** Begin Given information **

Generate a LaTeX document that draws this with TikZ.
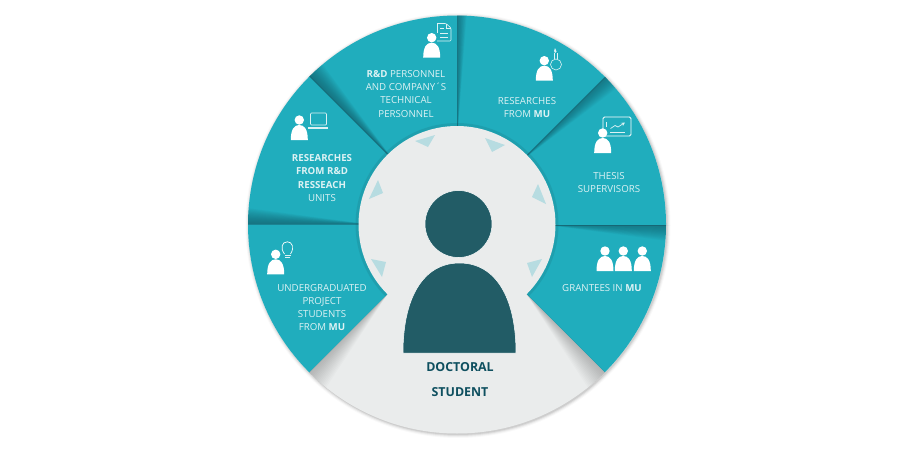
\documentclass[tikz,border=0pt]{standalone}
\usepackage{fontspec}
\setmainfont{Open Sans}
\definecolor{tealx}{HTML}{20ADBD}
\definecolor{tealdark}{HTML}{16525E}
\definecolor{hubgrey}{HTML}{EAECEC}
\definecolor{figdark}{HTML}{225C66}
\definecolor{arrowpale}{HTML}{B7DCE1}
\definecolor{textdark}{HTML}{0E4F5F}
\definecolor{iconpale}{HTML}{DDF2F4}
\newcommand{\spokeshade}[5]{% angle, side(+1/-1), width, colour, opacity
  \begin{scope}
    \clip (457,224.5) circle (209);
    \begin{scope}[shift={(457,224.5)},rotate=#1,y=1pt]
      \foreach \i in {1,...,14}{
        \fill[#4,fill opacity=#5] (92,#2*0.6) -- (214,#2*0.6) -- (214,{#2*#3*\i/14}) -- cycle;
      }
      \fill[#4,fill opacity=.45] (92,0) rectangle (214,#2*1);
    \end{scope}
  \end{scope}}
\newcommand{\pers}[2]{%
  \fill[white] (#1,#2) circle (4.7);
  \fill[white] ({#1-8.5},{#2+20}) .. controls ({#1-8.5},{#2+9}) and ({#1-5},{#2+5}) .. (#1,{#2+5})
     .. controls ({#1+5},{#2+5}) and ({#1+8.5},{#2+9}) .. ({#1+8.5},{#2+20}) -- cycle;}
\tikzset{
  lbl/.style={text=iconpale,font=\fontsize{9.7}{13.3}\selectfont,align=center,inner sep=0pt},
  big/.style={text=textdark,font=\fontsize{12.4}{14}\bfseries\selectfont,inner sep=0pt},
  tri/.style={fill=arrowpale},
  ico/.style={draw=iconpale,line width=.6pt,fill=none},
}
\begin{document}
\begin{tikzpicture}[x=1pt,y=-1pt]
\useasboundingbox (0,0) rectangle (911,450);
\fill[white] (0,0) rectangle (911,450);
% outer soft shadow
\foreach \r/\o in {212.5/.025,211.5/.04,210.5/.06,209.5/.08}{
  \fill[black,fill opacity=\o] (458,225.5) circle (\r);
}
% grey disc
\fill[hubgrey] (457,224.5) circle (209);
% teal band
\fill[tealx] (457,224.5) -- (604.8,372.3) arc[start angle=45,end angle=-225,radius=209] -- cycle;
% spoke shadows
\spokeshade{180}{-1}{17}{tealdark}{.06}
\spokeshade{135}{-1}{19}{tealdark}{.06}
\spokeshade{90}{-1}{10}{tealdark}{.05}
\spokeshade{45}{-1}{17}{tealdark}{.05}
\spokeshade{0}{-1}{17}{tealdark}{.05}
% shadows on the grey
\begin{scope}
  \clip (457,224.5) circle (209);
  \begin{scope}[shift={(457,224.5)},rotate=-45,y=1pt]
    \foreach \i in {1,...,14}{\fill[black,fill opacity=.015] (98,0) -- (214,0) -- (214,{-24*\i/14}) -- cycle;}
  \end{scope}
  \begin{scope}[shift={(457,224.5)},rotate=225,y=1pt]
    \foreach \i in {1,...,14}{\fill[black,fill opacity=.015] (98,0) -- (214,0) -- (214,{24*\i/14}) -- cycle;}
  \end{scope}
\end{scope}
% hub
\begin{scope}
  \clip (457,224.5) -- (604.8,372.3) arc[start angle=45,end angle=-225,radius=209] -- cycle;
  \fill[tealdark,fill opacity=.15] (457,224.5) circle (101.5);
\end{scope}
\fill[hubgrey] (457,224.5) circle (98.5);
% arrows
\fill[tri] (415,141) -- (435,135) -- (428,147) -- cycle;
\fill[tri] (378,180) -- (383,193) -- (369,199) -- cycle;
\fill[tri] (485,138) -- (505,145) -- (492,152) -- cycle;
\fill[tri] (538,184) -- (546,204) -- (532,197) -- cycle;
\fill[tri] (371,259) -- (386,262) -- (382,277) -- cycle;
\fill[tri] (542,259) -- (527,263) -- (532,277) -- cycle;
% central figure
\fill[figdark,draw=white,line width=.5pt] (458.5,224) circle (33.5);
\fill[figdark,draw=white,line width=.5pt] (403,353) .. controls (403,298) and (423,263) .. (459.5,263)
  .. controls (496,263) and (516,298) .. (516,353) -- cycle;
% icons
\pers{431.7}{37.7}
\pers{299.3}{120}
\pers{544.3}{60.7}
\pers{602.7}{133}
\pers{605}{251}
\pers{623.3}{251}
\pers{642.3}{251}
\pers{275.7}{254.3}
% document
\draw[ico,rounded corners=1pt] (437,23.5) -- (446,23.5) -- (451,28) -- (451,41) -- (437,41);
\draw[ico] (437,23.5) -- (437,33);
\draw[ico] (446,23.5) -- (446,28) -- (451,28);
\draw[ico] (440,28) -- (444,28) (440,33) -- (448,33) (440,37) -- (448,37);
% laptop
\draw[ico,rounded corners=1pt,line width=.7pt] (310.5,125) -- (310.5,113) -- (326.5,113) -- (326.5,125) -- cycle;
\fill[iconpale] (308,127) rectangle (328,129);
% flask
\draw[ico] (556,64.5) circle (5.5);
\draw[ico] (554.5,59.3) -- (554.5,53) (557.5,59.3) -- (557.5,53);
\fill[iconpale] (555,48) -- (556.5,51.5) -- (555,53) -- (554,51) -- cycle;
% board
\draw[white,line width=.8pt,rounded corners=1.5pt] (603,117) rectangle (631,136);
\draw[iconpale,line width=.7pt] (606.7,122) -- (606.7,127);
\draw[iconpale,line width=.7pt,->,>=stealth] (610.5,128.5) -- (615,125.5) -- (618,127) -- (625,122.5);
\draw[iconpale,line width=1pt] (610,132) -- (625,132);
% bulb
\draw[white,line width=.7pt] (284.5,254) .. controls (280,248) and (282,241.8) .. (287.3,241.8)
  .. controls (292.5,241.8) and (294.5,248) .. (290.5,254);
\draw[iconpale,line width=1pt] (284.5,255.5) -- (290.5,255.5) (285,257.5) -- (290,257.5);
% labels
\node[lbl] (rdp) at (406,93.7) {\textbf{R\&D} PERSONNEL\\AND COMPANY´S\\TECHNICAL\\PERSONNEL};
\node[lbl] (rru) at (322,178) {\textbf{RESEARCHES}\\\textbf{FROM R\&D}\\\textbf{RESSEACH}\\UNITS};
\node[lbl] (rmu) at (527,107.5) {RESEARCHES\\FROM \textbf{MU}};
\node[lbl] (ths) at (609,182.5) {THESIS\\SUPERVISORS};
\node[lbl] (gra) at (602,288) {GRANTEES IN \textbf{MU}};
\node[lbl] (ugs) at (322,307.5) {UNDERGRADUATED\\PROJECT\\STUDENTS\\FROM \textbf{MU}};
\node[big] (doc) at (460,367.5) {DOCTORAL};
\node[big] (stu) at (460,392) {STUDENT};
\end{tikzpicture}
\end{document}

** End Given information **

■ What you will do
Using the material above, return every line exactly as it appears, minus the pictures.

■ Task solution
Generate a LaTeX document that draws this with TikZ.
\documentclass[tikz,border=0pt]{standalone}
\usepackage{fontspec}
\setmainfont{Open Sans}
\definecolor{tealx}{HTML}{20ADBD}
\definecolor{tealdark}{HTML}{16525E}
\definecolor{hubgrey}{HTML}{EAECEC}
\definecolor{figdark}{HTML}{225C66}
\definecolor{arrowpale}{HTML}{B7DCE1}
\definecolor{textdark}{HTML}{0E4F5F}
\definecolor{iconpale}{HTML}{DDF2F4}
\newcommand{\spokeshade}[5]{% angle, side(+1/-1), width, colour, opacity
  \begin{scope}
    \clip (457,224.5) circle (209);
    \begin{scope}[shift={(457,224.5)},rotate=#1,y=1pt]
      \foreach \i in {1,...,14}{
        \fill[#4,fill opacity=#5] (92,#2*0.6) -- (214,#2*0.6) -- (214,{#2*#3*\i/14}) -- cycle;
      }
      \fill[#4,fill opacity=.45] (92,0) rectangle (214,#2*1);
    \end{scope}
  \end{scope}}
\newcommand{\pers}[2]{%
  \fill[white] (#1,#2) circle (4.7);
  \fill[white] ({#1-8.5},{#2+20}) .. controls ({#1-8.5},{#2+9}) and ({#1-5},{#2+5}) .. (#1,{#2+5})
     .. controls ({#1+5},{#2+5}) and ({#1+8.5},{#2+9}) .. ({#1+8.5},{#2+20}) -- cycle;}
\tikzset{
  lbl/.style={text=iconpale,font=\fontsize{9.7}{13.3}\selectfont,align=center,inner sep=0pt},
  big/.style={text=textdark,font=\fontsize{12.4}{14}\bfseries\selectfont,inner sep=0pt},
  tri/.style={fill=arrowpale},
  ico/.style={draw=iconpale,line width=.6pt,fill=none},
}
\begin{document}
\begin{tikzpicture}[x=1pt,y=-1pt]
\useasboundingbox (0,0) rectangle (911,450);
\fill[white] (0,0) rectangle (911,450);
% outer soft shadow
\foreach \r/\o in {212.5/.025,211.5/.04,210.5/.06,209.5/.08}{
  \fill[black,fill opacity=\o] (458,225.5) circle (\r);
}
% grey disc
\fill[hubgrey] (457,224.5) circle (209);
% teal band
\fill[tealx] (457,224.5) -- (604.8,372.3) arc[start angle=45,end angle=-225,radius=209] -- cycle;
% spoke shadows
\spokeshade{180}{-1}{17}{tealdark}{.06}
\spokeshade{135}{-1}{19}{tealdark}{.06}
\spokeshade{90}{-1}{10}{tealdark}{.05}
\spokeshade{45}{-1}{17}{tealdark}{.05}
\spokeshade{0}{-1}{17}{tealdark}{.05}
% shadows on the grey
\begin{scope}
  \clip (457,224.5) circle (209);
  \begin{scope}[shift={(457,224.5)},rotate=-45,y=1pt]
    \foreach \i in {1,...,14}{\fill[black,fill opacity=.015] (98,0) -- (214,0) -- (214,{-24*\i/14}) -- cycle;}
  \end{scope}
  \begin{scope}[shift={(457,224.5)},rotate=225,y=1pt]
    \foreach \i in {1,...,14}{\fill[black,fill opacity=.015] (98,0) -- (214,0) -- (214,{24*\i/14}) -- cycle;}
  \end{scope}
\end{scope}
% hub
\begin{scope}
  \clip (457,224.5) -- (604.8,372.3) arc[start angle=45,end angle=-225,radius=209] -- cycle;
  \fill[tealdark,fill opacity=.15] (457,224.5) circle (101.5);
\end{scope}
\fill[hubgrey] (457,224.5) circle (98.5);
% arrows
\fill[tri] (415,141) -- (435,135) -- (428,147) -- cycle;
\fill[tri] (378,180) -- (383,193) -- (369,199) -- cycle;
\fill[tri] (485,138) -- (505,145) -- (492,152) -- cycle;
\fill[tri] (538,184) -- (546,204) -- (532,197) -- cycle;
\fill[tri] (371,259) -- (386,262) -- (382,277) -- cycle;
\fill[tri] (542,259) -- (527,263) -- (532,277) -- cycle;
% central figure
\fill[figdark,draw=white,line width=.5pt] (458.5,224) circle (33.5);
\fill[figdark,draw=white,line width=.5pt] (403,353) .. controls (403,298) and (423,263) .. (459.5,263)
  .. controls (496,263) and (516,298) .. (516,353) -- cycle;
% icons
\pers{431.7}{37.7}
\pers{299.3}{120}
\pers{544.3}{60.7}
\pers{602.7}{133}
\pers{605}{251}
\pers{623.3}{251}
\pers{642.3}{251}
\pers{275.7}{254.3}
% document
\draw[ico,rounded corners=1pt] (437,23.5) -- (446,23.5) -- (451,28) -- (451,41) -- (437,41);
\draw[ico] (437,23.5) -- (437,33);
\draw[ico] (446,23.5) -- (446,28) -- (451,28);
\draw[ico] (440,28) -- (444,28) (440,33) -- (448,33) (440,37) -- (448,37);
% laptop
\draw[ico,rounded corners=1pt,line width=.7pt] (310.5,125) -- (310.5,113) -- (326.5,113) -- (326.5,125) -- cycle;
\fill[iconpale] (308,127) rectangle (328,129);
% flask
\draw[ico] (556,64.5) circle (5.5);
\draw[ico] (554.5,59.3) -- (554.5,53) (557.5,59.3) -- (557.5,53);
\fill[iconpale] (555,48) -- (556.5,51.5) -- (555,53) -- (554,51) -- cycle;
% board
\draw[white,line width=.8pt,rounded corners=1.5pt] (603,117) rectangle (631,136);
\draw[iconpale,line width=.7pt] (606.7,122) -- (606.7,127);
\draw[iconpale,line width=.7pt,->,>=stealth] (610.5,128.5) -- (615,125.5) -- (618,127) -- (625,122.5);
\draw[iconpale,line width=1pt] (610,132) -- (625,132);
% bulb
\draw[white,line width=.7pt] (284.5,254) .. controls (280,248) and (282,241.8) .. (287.3,241.8)
  .. controls (292.5,241.8) and (294.5,248) .. (290.5,254);
\draw[iconpale,line width=1pt] (284.5,255.5) -- (290.5,255.5) (285,257.5) -- (290,257.5);
% labels
\node[lbl] (rdp) at (406,93.7) {\textbf{R\&D} PERSONNEL\\AND COMPANY´S\\TECHNICAL\\PERSONNEL};
\node[lbl] (rru) at (322,178) {\textbf{RESEARCHES}\\\textbf{FROM R\&D}\\\textbf{RESSEACH}\\UNITS};
\node[lbl] (rmu) at (527,107.5) {RESEARCHES\\FROM \textbf{MU}};
\node[lbl] (ths) at (609,182.5) {THESIS\\SUPERVISORS};
\node[lbl] (gra) at (602,288) {GRANTEES IN \textbf{MU}};
\node[lbl] (ugs) at (322,307.5) {UNDERGRADUATED\\PROJECT\\STUDENTS\\FROM \textbf{MU}};
\node[big] (doc) at (460,367.5) {DOCTORAL};
\node[big] (stu) at (460,392) {STUDENT};
\end{tikzpicture}
\end{document}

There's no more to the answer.